Charts and diagrams as code:

** START **

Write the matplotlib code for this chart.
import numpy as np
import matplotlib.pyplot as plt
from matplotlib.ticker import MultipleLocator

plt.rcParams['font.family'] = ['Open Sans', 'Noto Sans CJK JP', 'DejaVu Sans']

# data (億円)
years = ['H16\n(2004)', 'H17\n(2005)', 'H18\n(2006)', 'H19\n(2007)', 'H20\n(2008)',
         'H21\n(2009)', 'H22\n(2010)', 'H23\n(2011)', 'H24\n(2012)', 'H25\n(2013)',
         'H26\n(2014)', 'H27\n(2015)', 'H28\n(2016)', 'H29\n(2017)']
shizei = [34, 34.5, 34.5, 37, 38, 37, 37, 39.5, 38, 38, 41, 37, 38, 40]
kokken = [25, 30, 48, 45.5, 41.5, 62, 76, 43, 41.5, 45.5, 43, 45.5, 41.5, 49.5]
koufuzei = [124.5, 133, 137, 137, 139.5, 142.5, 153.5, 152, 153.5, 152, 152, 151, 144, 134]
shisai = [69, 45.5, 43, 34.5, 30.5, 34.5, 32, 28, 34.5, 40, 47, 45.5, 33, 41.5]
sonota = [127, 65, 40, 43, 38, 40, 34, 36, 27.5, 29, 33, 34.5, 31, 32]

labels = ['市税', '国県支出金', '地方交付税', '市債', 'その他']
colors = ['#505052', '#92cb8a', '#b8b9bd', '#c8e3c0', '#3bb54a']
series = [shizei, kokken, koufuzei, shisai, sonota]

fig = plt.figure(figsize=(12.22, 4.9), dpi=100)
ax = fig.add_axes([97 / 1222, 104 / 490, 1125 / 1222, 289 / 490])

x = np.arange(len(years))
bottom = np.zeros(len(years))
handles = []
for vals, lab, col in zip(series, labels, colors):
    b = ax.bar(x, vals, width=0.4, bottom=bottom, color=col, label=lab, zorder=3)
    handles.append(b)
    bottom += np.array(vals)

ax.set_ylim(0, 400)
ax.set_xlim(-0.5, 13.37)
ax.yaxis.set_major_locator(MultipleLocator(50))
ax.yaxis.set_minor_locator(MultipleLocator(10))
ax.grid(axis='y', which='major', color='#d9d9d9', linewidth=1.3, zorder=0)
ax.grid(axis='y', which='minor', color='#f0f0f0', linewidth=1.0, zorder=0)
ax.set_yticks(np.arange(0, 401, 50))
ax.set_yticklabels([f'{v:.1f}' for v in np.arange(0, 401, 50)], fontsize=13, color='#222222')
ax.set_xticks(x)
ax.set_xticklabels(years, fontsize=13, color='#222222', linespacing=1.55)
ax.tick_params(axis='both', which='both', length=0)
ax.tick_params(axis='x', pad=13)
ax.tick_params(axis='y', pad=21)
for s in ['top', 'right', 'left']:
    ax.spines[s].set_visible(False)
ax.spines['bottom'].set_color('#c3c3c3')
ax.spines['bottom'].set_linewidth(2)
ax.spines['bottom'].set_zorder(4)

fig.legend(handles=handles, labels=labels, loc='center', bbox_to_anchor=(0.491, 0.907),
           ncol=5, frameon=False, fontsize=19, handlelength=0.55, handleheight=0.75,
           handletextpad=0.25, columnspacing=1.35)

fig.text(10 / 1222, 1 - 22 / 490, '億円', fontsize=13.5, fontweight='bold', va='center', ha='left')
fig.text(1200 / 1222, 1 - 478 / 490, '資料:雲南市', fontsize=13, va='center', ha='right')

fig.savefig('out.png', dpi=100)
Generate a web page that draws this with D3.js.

** END **

Return, please, the lines of the data from the first through the line containing "bottom += np.array(vals)", both kept, exactly as they stand and nothing more.

> _OUTPUT BELOW_:
Write the matplotlib code for this chart.
import numpy as np
import matplotlib.pyplot as plt
from matplotlib.ticker import MultipleLocator

plt.rcParams['font.family'] = ['Open Sans', 'Noto Sans CJK JP', 'DejaVu Sans']

# data (億円)
years = ['H16\n(2004)', 'H17\n(2005)', 'H18\n(2006)', 'H19\n(2007)', 'H20\n(2008)',
         'H21\n(2009)', 'H22\n(2010)', 'H23\n(2011)', 'H24\n(2012)', 'H25\n(2013)',
         'H26\n(2014)', 'H27\n(2015)', 'H28\n(2016)', 'H29\n(2017)']
shizei = [34, 34.5, 34.5, 37, 38, 37, 37, 39.5, 38, 38, 41, 37, 38, 40]
kokken = [25, 30, 48, 45.5, 41.5, 62, 76, 43, 41.5, 45.5, 43, 45.5, 41.5, 49.5]
koufuzei = [124.5, 133, 137, 137, 139.5, 142.5, 153.5, 152, 153.5, 152, 152, 151, 144, 134]
shisai = [69, 45.5, 43, 34.5, 30.5, 34.5, 32, 28, 34.5, 40, 47, 45.5, 33, 41.5]
sonota = [127, 65, 40, 43, 38, 40, 34, 36, 27.5, 29, 33, 34.5, 31, 32]

labels = ['市税', '国県支出金', '地方交付税', '市債', 'その他']
colors = ['#505052', '#92cb8a', '#b8b9bd', '#c8e3c0', '#3bb54a']
series = [shizei, kokken, koufuzei, shisai, sonota]

fig = plt.figure(figsize=(12.22, 4.9), dpi=100)
ax = fig.add_axes([97 / 1222, 104 / 490, 1125 / 1222, 289 / 490])

x = np.arange(len(years))
bottom = np.zeros(len(years))
handles = []
for vals, lab, col in zip(series, labels, colors):
    b = ax.bar(x, vals, width=0.4, bottom=bottom, color=col, label=lab, zorder=3)
    handles.append(b)
    bottom += np.array(vals)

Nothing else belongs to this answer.